• _Data to process_
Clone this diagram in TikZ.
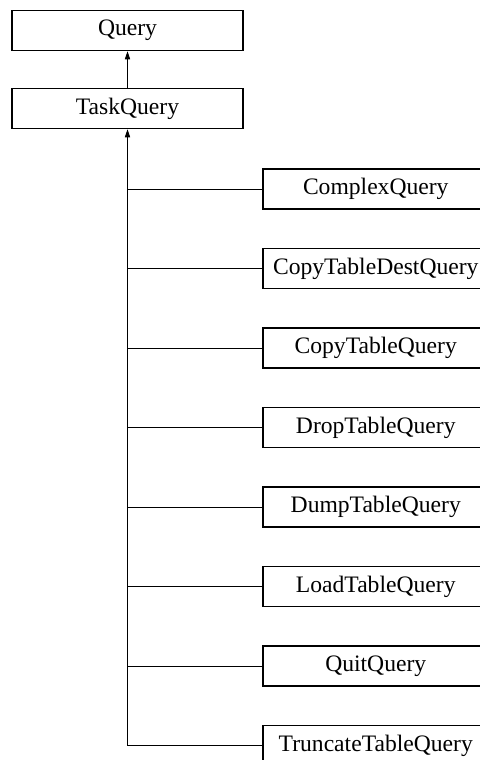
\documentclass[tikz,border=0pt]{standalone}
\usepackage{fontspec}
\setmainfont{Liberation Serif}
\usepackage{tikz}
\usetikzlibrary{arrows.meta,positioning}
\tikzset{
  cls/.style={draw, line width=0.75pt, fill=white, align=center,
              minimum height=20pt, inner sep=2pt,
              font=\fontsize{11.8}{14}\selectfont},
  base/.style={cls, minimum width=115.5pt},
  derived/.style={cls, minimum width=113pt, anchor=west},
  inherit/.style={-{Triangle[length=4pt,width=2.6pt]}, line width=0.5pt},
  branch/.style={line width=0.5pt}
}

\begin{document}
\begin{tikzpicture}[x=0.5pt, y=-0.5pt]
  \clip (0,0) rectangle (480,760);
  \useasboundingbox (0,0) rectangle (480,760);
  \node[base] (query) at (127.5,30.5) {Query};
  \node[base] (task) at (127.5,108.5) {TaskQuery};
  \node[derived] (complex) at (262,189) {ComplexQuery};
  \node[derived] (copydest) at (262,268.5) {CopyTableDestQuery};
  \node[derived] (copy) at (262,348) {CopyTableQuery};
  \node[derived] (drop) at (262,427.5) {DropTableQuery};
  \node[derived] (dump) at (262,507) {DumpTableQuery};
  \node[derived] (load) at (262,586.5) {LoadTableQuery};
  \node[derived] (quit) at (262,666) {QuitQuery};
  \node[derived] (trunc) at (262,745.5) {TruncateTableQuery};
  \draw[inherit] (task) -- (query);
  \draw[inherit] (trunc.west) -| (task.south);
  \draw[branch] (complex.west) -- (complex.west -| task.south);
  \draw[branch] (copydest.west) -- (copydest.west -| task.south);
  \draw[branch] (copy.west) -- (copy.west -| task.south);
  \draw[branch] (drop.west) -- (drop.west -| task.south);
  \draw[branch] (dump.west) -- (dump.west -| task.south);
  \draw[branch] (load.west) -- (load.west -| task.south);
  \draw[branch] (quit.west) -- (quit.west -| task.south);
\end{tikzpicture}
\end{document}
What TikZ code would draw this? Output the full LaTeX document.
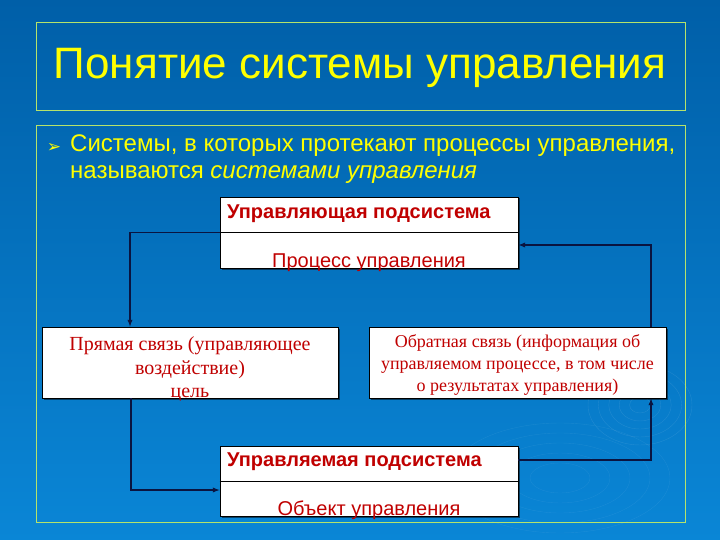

• _Objective_
The listing above must be printed again exactly, minus its pictures.

• _Written answer_
Clone this diagram in TikZ.
\documentclass[tikz,border=0pt]{standalone}
\usepackage{fontspec}
\setmainfont{Liberation Serif}
\usepackage{tikz}
\usetikzlibrary{arrows.meta,positioning}
\tikzset{
  cls/.style={draw, line width=0.75pt, fill=white, align=center,
              minimum height=20pt, inner sep=2pt,
              font=\fontsize{11.8}{14}\selectfont},
  base/.style={cls, minimum width=115.5pt},
  derived/.style={cls, minimum width=113pt, anchor=west},
  inherit/.style={-{Triangle[length=4pt,width=2.6pt]}, line width=0.5pt},
  branch/.style={line width=0.5pt}
}

\begin{document}
\begin{tikzpicture}[x=0.5pt, y=-0.5pt]
  \clip (0,0) rectangle (480,760);
  \useasboundingbox (0,0) rectangle (480,760);
  \node[base] (query) at (127.5,30.5) {Query};
  \node[base] (task) at (127.5,108.5) {TaskQuery};
  \node[derived] (complex) at (262,189) {ComplexQuery};
  \node[derived] (copydest) at (262,268.5) {CopyTableDestQuery};
  \node[derived] (copy) at (262,348) {CopyTableQuery};
  \node[derived] (drop) at (262,427.5) {DropTableQuery};
  \node[derived] (dump) at (262,507) {DumpTableQuery};
  \node[derived] (load) at (262,586.5) {LoadTableQuery};
  \node[derived] (quit) at (262,666) {QuitQuery};
  \node[derived] (trunc) at (262,745.5) {TruncateTableQuery};
  \draw[inherit] (task) -- (query);
  \draw[inherit] (trunc.west) -| (task.south);
  \draw[branch] (complex.west) -- (complex.west -| task.south);
  \draw[branch] (copydest.west) -- (copydest.west -| task.south);
  \draw[branch] (copy.west) -- (copy.west -| task.south);
  \draw[branch] (drop.west) -- (drop.west -| task.south);
  \draw[branch] (dump.west) -- (dump.west -| task.south);
  \draw[branch] (load.west) -- (load.west -| task.south);
  \draw[branch] (quit.west) -- (quit.west -| task.south);
\end{tikzpicture}
\end{document}
What TikZ code would draw this? Output the full LaTeX document.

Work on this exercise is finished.